DATA SECTION ::

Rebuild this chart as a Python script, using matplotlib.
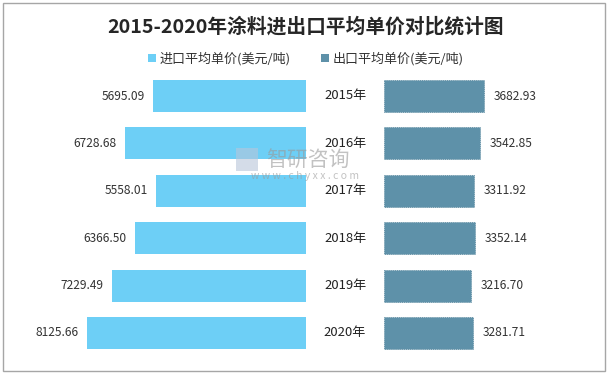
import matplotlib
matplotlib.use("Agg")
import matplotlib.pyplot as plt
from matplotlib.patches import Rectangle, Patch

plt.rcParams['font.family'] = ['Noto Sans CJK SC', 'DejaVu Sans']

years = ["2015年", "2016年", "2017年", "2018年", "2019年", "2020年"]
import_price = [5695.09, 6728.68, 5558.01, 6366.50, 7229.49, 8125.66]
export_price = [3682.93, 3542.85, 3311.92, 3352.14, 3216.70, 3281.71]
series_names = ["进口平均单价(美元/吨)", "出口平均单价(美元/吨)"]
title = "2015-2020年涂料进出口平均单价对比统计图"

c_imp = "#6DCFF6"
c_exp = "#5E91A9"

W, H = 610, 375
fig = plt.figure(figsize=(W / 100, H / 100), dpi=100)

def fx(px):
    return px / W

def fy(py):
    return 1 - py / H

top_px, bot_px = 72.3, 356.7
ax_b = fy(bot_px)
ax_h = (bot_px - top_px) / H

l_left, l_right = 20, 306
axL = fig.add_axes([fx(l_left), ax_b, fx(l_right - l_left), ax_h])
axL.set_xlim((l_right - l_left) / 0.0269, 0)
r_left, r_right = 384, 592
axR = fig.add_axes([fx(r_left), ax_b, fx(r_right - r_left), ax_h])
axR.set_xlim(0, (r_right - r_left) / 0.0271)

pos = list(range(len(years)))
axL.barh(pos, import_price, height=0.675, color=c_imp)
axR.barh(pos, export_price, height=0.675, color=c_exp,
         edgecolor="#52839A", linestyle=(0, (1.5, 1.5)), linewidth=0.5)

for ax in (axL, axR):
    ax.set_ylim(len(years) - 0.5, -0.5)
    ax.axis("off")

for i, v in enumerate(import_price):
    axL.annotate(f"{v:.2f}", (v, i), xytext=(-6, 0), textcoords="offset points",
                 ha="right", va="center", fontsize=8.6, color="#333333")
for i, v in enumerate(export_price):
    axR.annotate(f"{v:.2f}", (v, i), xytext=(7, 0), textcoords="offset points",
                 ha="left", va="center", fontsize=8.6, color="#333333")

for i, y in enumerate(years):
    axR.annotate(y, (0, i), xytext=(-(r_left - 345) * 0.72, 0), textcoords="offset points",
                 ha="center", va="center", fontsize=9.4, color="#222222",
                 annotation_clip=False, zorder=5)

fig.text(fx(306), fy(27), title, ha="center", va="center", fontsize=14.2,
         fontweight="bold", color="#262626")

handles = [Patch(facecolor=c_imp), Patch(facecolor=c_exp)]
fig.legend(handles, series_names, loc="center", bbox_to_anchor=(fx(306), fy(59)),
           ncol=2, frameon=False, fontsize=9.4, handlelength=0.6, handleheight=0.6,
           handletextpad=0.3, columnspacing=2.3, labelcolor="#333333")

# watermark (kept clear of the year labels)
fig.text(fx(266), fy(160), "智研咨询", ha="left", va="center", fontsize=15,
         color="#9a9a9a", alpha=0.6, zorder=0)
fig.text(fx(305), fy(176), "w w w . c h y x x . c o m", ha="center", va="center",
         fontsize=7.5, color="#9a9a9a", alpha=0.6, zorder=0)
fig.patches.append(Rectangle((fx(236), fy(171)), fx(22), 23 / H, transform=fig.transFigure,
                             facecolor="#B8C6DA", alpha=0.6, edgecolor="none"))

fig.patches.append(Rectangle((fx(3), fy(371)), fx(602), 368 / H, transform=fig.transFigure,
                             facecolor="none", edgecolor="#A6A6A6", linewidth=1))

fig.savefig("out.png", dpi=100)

WHAT IS REQUIRED :: Skip the pictures, please, and transcribe only the lines from the beginning of the material through the one that contains "annotation_clip=False, zorder=5)".

FINISHED EXERCISE ::
Rebuild this chart as a Python script, using matplotlib.
import matplotlib
matplotlib.use("Agg")
import matplotlib.pyplot as plt
from matplotlib.patches import Rectangle, Patch

plt.rcParams['font.family'] = ['Noto Sans CJK SC', 'DejaVu Sans']

years = ["2015年", "2016年", "2017年", "2018年", "2019年", "2020年"]
import_price = [5695.09, 6728.68, 5558.01, 6366.50, 7229.49, 8125.66]
export_price = [3682.93, 3542.85, 3311.92, 3352.14, 3216.70, 3281.71]
series_names = ["进口平均单价(美元/吨)", "出口平均单价(美元/吨)"]
title = "2015-2020年涂料进出口平均单价对比统计图"

c_imp = "#6DCFF6"
c_exp = "#5E91A9"

W, H = 610, 375
fig = plt.figure(figsize=(W / 100, H / 100), dpi=100)

def fx(px):
    return px / W

def fy(py):
    return 1 - py / H

top_px, bot_px = 72.3, 356.7
ax_b = fy(bot_px)
ax_h = (bot_px - top_px) / H

l_left, l_right = 20, 306
axL = fig.add_axes([fx(l_left), ax_b, fx(l_right - l_left), ax_h])
axL.set_xlim((l_right - l_left) / 0.0269, 0)
r_left, r_right = 384, 592
axR = fig.add_axes([fx(r_left), ax_b, fx(r_right - r_left), ax_h])
axR.set_xlim(0, (r_right - r_left) / 0.0271)

pos = list(range(len(years)))
axL.barh(pos, import_price, height=0.675, color=c_imp)
axR.barh(pos, export_price, height=0.675, color=c_exp,
         edgecolor="#52839A", linestyle=(0, (1.5, 1.5)), linewidth=0.5)

for ax in (axL, axR):
    ax.set_ylim(len(years) - 0.5, -0.5)
    ax.axis("off")

for i, v in enumerate(import_price):
    axL.annotate(f"{v:.2f}", (v, i), xytext=(-6, 0), textcoords="offset points",
                 ha="right", va="center", fontsize=8.6, color="#333333")
for i, v in enumerate(export_price):
    axR.annotate(f"{v:.2f}", (v, i), xytext=(7, 0), textcoords="offset points",
                 ha="left", va="center", fontsize=8.6, color="#333333")

for i, y in enumerate(years):
    axR.annotate(y, (0, i), xytext=(-(r_left - 345) * 0.72, 0), textcoords="offset points",
                 ha="center", va="center", fontsize=9.4, color="#222222",
                 annotation_clip=False, zorder=5)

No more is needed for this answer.